Have you ever incurred charges due to late settlement of your credit card bill? If not, then you're lucky because your credit record is still clean. Otherwise, your credit score would be low thus affecting your capability to obtain credit in the future. And if in case you get approved for a loan, the interest rates that you'd be paying would be higher than those who have never made late payments. When a credit check is made, your history of delinquent payments would be exposed to whoever requested for it - landlords, employers, lenders, mortgage companies, and so on. You haven't realized it but late payments can have a wide and far-reaching effect.

With this in mind, your goal should be to avoid late credit card payments at all costs! But how can you achieve this? Well, you can opt for direct debit as a payment option to be certain that your credit card bill is settled on time.

What is direct debit?

Direct debit is a payment method wherein a person instructs a financial institution to collect a certain amount from his/her account. For instance, you may ask your bank to automatically pay off a specific amount of your credit card dues using the balance from your current account. Usually, it is an on-going instruction that continues throughout a particular period.

How direct debit prevents late payments

Direct debit payments are generally safer versus payment through cash, cheque, and online banking. This is because once you've set it up, the money automatically goes out of your account on the specified date. With cheque payments and over-the-counter payments via cash, there is the risk of your cheque or money getting lost or stolen while you're on the way to the bank or ATM. There are also risks with Internet banking such as falling prey to cyber crimes and your personal information getting into the wrong hands.

Another reason why direct debit can prevent late payments is because your credit card bill is programmed to be settled on time each month. Your credit card company will simply withdraw the funds from your account on or before the due date. Since the withdrawals from your account are automatic, there is no need to remember when to make the payment. If your account balance is insufficient, the bank will then inform you before the due date so that you can make arrangements to deposit money. With cheque payments, there is a three to five-day clearing period so you have to drop your drafts in advance to avoid interest and late charges. As with cash payments and other manual methods, there is a tendency for one to forget about the due date.

In addition, you can easily manage your credit card bill with direct debit. If your credit card is enrolled in a direct debit system, that will be your default payment method. And if you have consolidated all your direct debits to a single account you will only have one account to constantly monitor for sufficiency of balance.
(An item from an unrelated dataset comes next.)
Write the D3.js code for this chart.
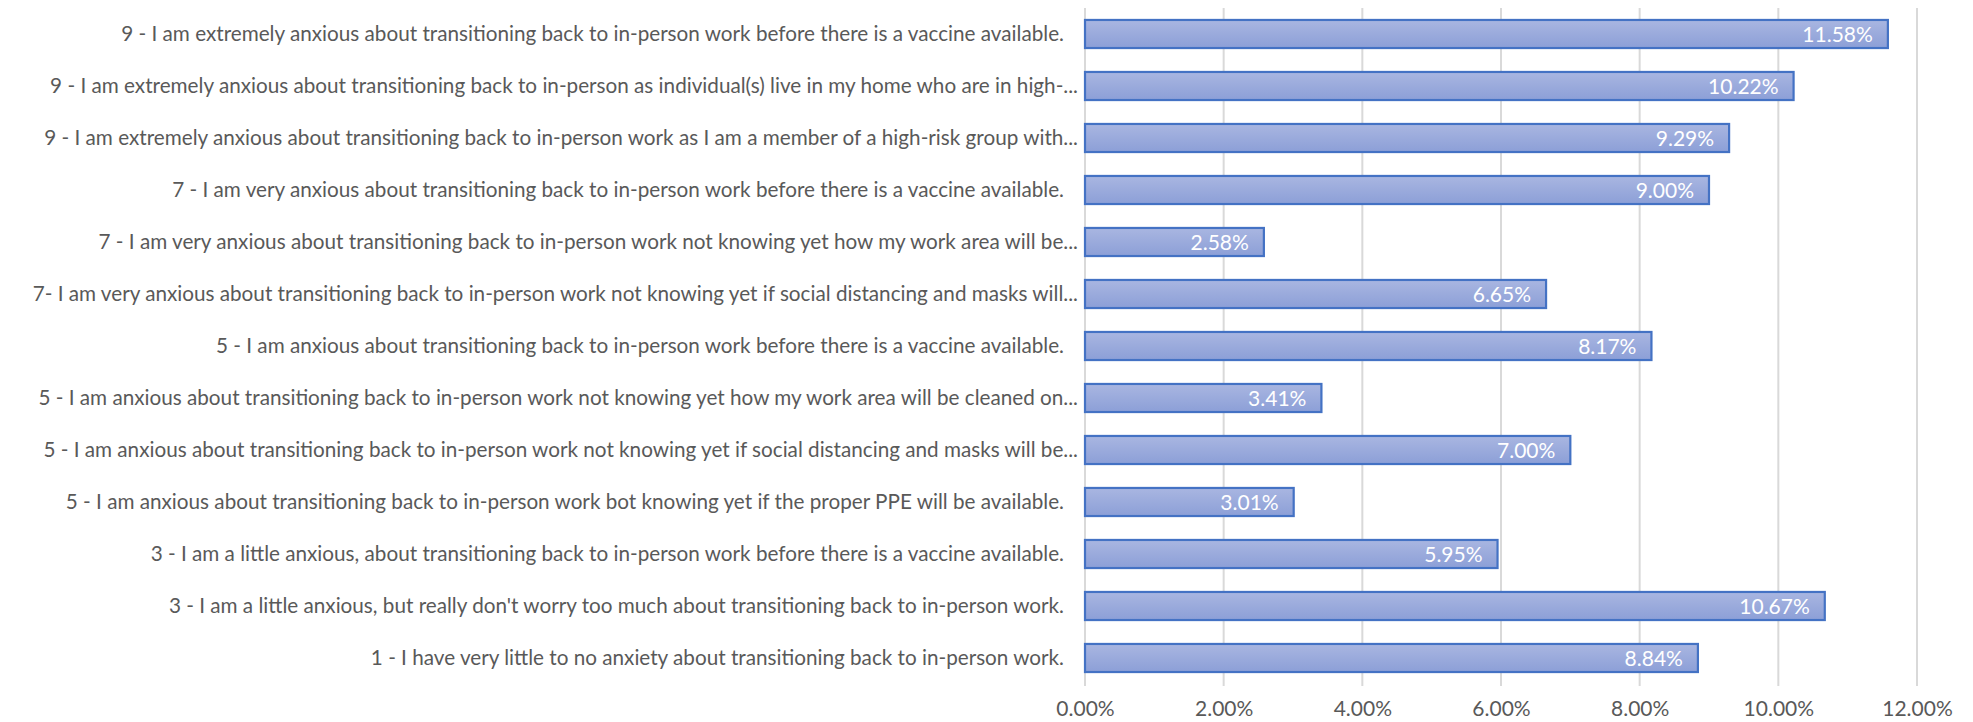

The likelihood of deficiency would thus be lower and you can stay one step ahead when it comes to your expenses.

Finally, there are no fees associated with direct debit. The only amount that is taken out of your account is that which will be used to pay off your credit card bill. With other methods, there may be additional handling or processing fees that you have to check come the due date.

Direct debit is used not only for credit card bills but also for other payments that are recurring in nature such as loan amortizations, subscription renewals, utilities and so on. This facility enables users to give on-going instructions to the financial institution and only have to ensure that the source account is sufficiency of funds. They can thus afford to just sit back and relax and forget about credit card due dates. In today's world where everyone is too busy to mind the small tasks, the direct debit facility is perfect for those who just don't have the time to check their credit card statements.